Törzs emphasizes the theme of complex family relationships as important to identity through Esther’s memory of being drawn toward the adventure that stories with motherless characters often entails. The passage also contributes to the metafictional aspect of this section of the novel through references to protagonists and narratives of the “absence of a mother,” since those aspects are present in the book: Esther’s protagonism and the fact she didn’t grow up with a mother.
“To Esther their talk was noise, buzzing was meaningless. She touched her collarbone, where her tattoo lay inked beneath her sweater—a palindrome. A sentence that could be put through a mirror and come out unchanged. She took the plastic vial of blood and Maram’s mirror-note from her pocket and held them in her hands, thinking about the novel she’d been translating in her spare time for years. In Gil’s world, women found themselves in mirrors: they became hypnotized and stared into their own eyes until they recognized themselves, and once they did, the mirror ceased to be a trap and became instead a doorway. An escape route. A path.”
Törzs connects the mirror imagery present throughout the book with Esther’s tattoo, which is a corporeal, palindromic representation of the same concept. The idea of mirrors as pathways foreshadows the fact that Esther and Nicholas will use mirrors to enter Richard’s study. That Esther realizes this possibility by thinking about a fictional use of mirrors as metaphorical doorways again emphasizes the connection between figuratively and literally magical books.
“Stepping through the mirror was like no physical experience he’d ever had. It was like swimming if the water were made of treacle and also of outer space, sweet and airless and tugging and infinite, and dark in a way that wasn’t a binary to light but rather a different state entirely, complete until itself. The body of the darkness was sound, which was sensation: countless wings brushing against one another, countless blades of golden grass moving in an endless wind, every distant highway ever heard.”
“Esther said, ‘Secret passageways, English country houses, malevolent old men. When I was a kid, this is what I thought magic should be like. Not hidden away in a basement, being used only to keep hiding itself.’
‘And? Is this everything you dreamed of?’
Esther let out a sound that, under different circumstances, might have been laughter. ‘Um, it’s scarier in practice.’”
This passage has a dark comedic tone, as Esther jokes about her abstract idea of magic coming to fruition. The detail of her sound almost being laughter, but only “under different circumstances,” emphasizes the fear and danger she and Nicholas are experiencing.

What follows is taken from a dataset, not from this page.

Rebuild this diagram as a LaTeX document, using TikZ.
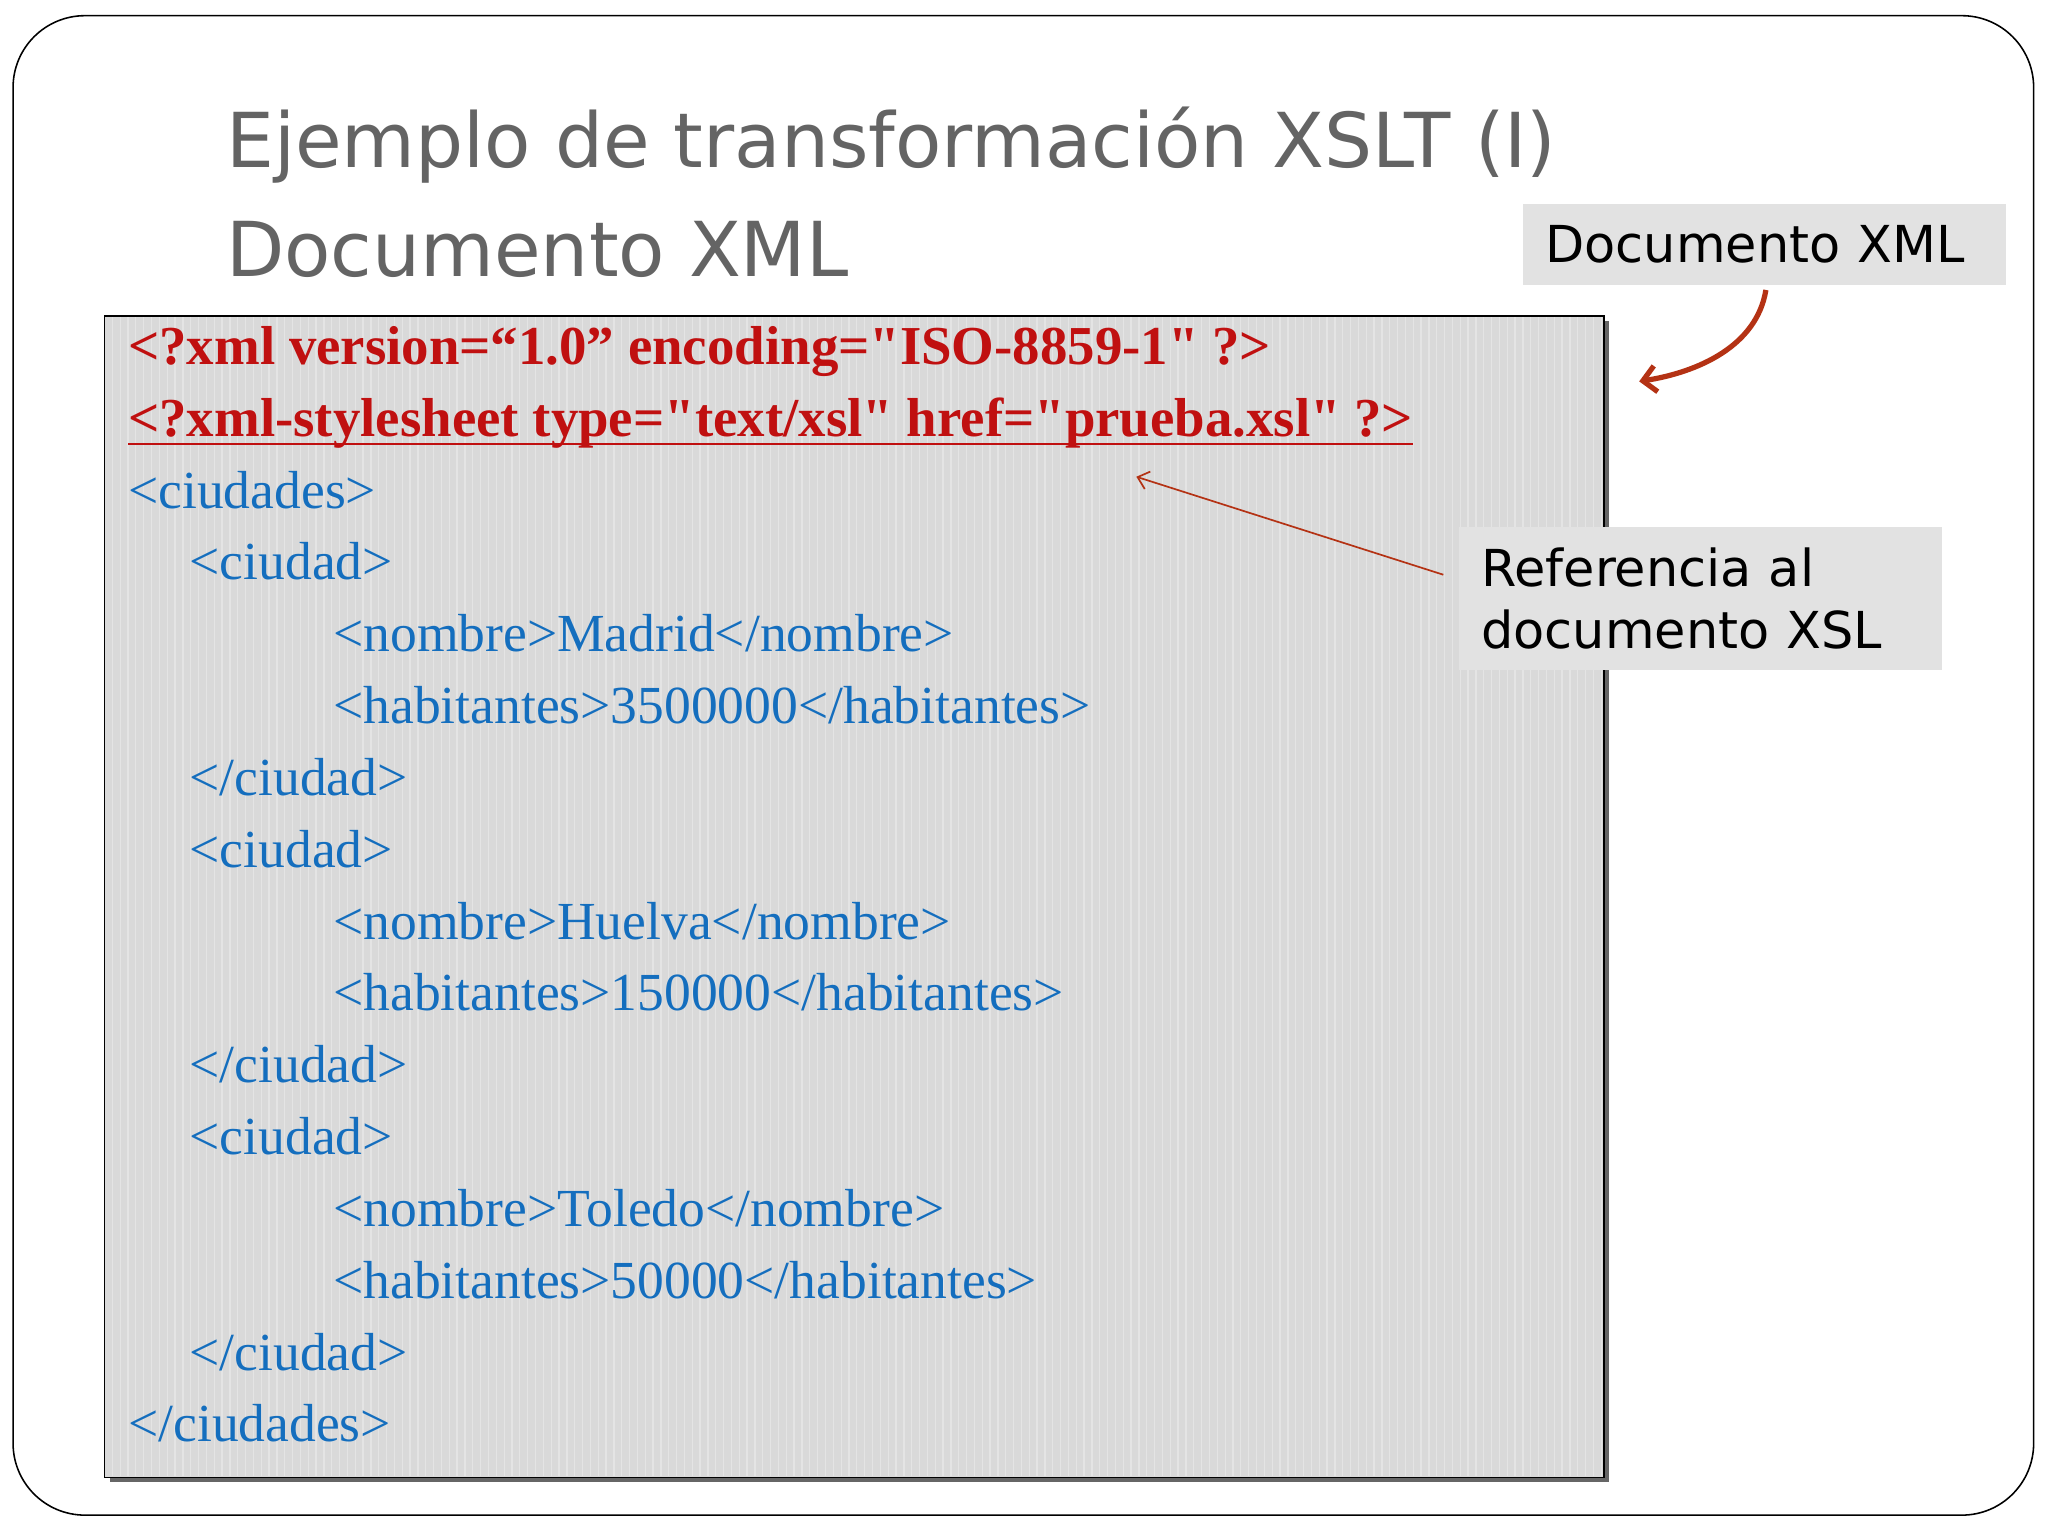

The use of “um” as a filler word also adds both levity and realism to the dialogue.
“Every time Joanna had looked at her mother in recent memory, it had been through a veil of suspicion so thick that Cecily’s true outline was blurred. Joanna didn’t know the necessary motions to lift that veil completely: she’d been wearing it for too long to just pick up her hands and push it away.”
The representation of suspicion as a veil suggests the idea of communication and closeness being figuratively and literally obscured. Rather than a brief metaphorical reference, Törzs extends the metaphor by including references to gesture—the idea of lifting the veil by picking it up and pushing it away—which emphasizes the effect of the suspicion in a literal sense.
“Her expression had been attentive, composed, but suddenly her eyes went wide and her hands flew to her throat, her mouth opening as her cheeks went dark with blood and a rattling hiss leaked from her parted lips, like a slashed tire.”
This passage represents visceral sensory detail of the experience of watching Maram’s silencing spell being lifted. The description parallels that of Collins’s NDA being lifted, enabling the reader to anticipate that Maram will soon be able to speak. The simile of the hiss being “like a slashed tire” connects the magical to a more mechanical, banal idea of a car tire, and has a purposefully jarring effect.
“Isabel did not want a child. But both she and Abe were from magical families; both she and Abe were committed, in their separate ways, to carrying on their magical lineage. Any child they had together would almost certainly be born with the gift they themselves had been born with, the ability to hear magic and to carry on the family work. It was this argument that convinced Isabel to keep the baby.”
This passage includes a delayed revelation of its outcome, as “it was this argument that convinced Isabel to keep the baby” comes after the content of the argument itself, rather than opening with it. Törzs therefore echoes Abe and Isabel’s potential experience of discussing the topic without the ultimate outcome having been decided yet.
“Richard fell to his knees and curled forward, his salt-and-pepper hair turning ash-gray, then bone-white, thinking across a scalp that was pink, then mottled, then sepia and taught across his skull. On some vestigial instinct of love Nicholas turned from Esther and went to his knees beside him, not close enough to touch, and Richard turned his face toward him. This was the nightmare. Those familiar features, those gentle eyes, that smiling mouth, all of it twisted in agony, and beneath the agony, a disbelief so pure it was almost innocent.”
Törzs creates stark contrast in this passage, with gruesome images of Richard’s rapid aging toward death paired with Nicholas’s “instinct of love” and the expression of disbelief “so pure it was almost innocent.” The variation between short and complex sentences, including “This was the nightmare” emphasizes the horror of the experience for Nicholas.
“‘The novel,’ Esther said. It was the first thing that had come to mind. ‘By Alejandra Gil. Why is it so important to you?’
Maram had looked surprised, as if that wasn’t the question she’d expected. ‘My grandmother wrote it,’ she said. Then added, ‘Your great grandmother. She was a writer…and I suppose, as a Scribe, you’re a writer too, in your way. Writing is in your blood, right along with magic. But really it was the title that made an impression on me as a girl. I always thought it suggested, on some palindromic level, that it’s the steps themselves that make a path, instead of the other way round. We are creating even as we believe we are following.’”
In this passage, Törzs emphasizes the connection between writing and magic from Maram’s perspective, while alluding to the idea of blood and lineage. That this occurs in dialogue is significant, as it is one of the only experiences of connection Esther has with her mother within the novel.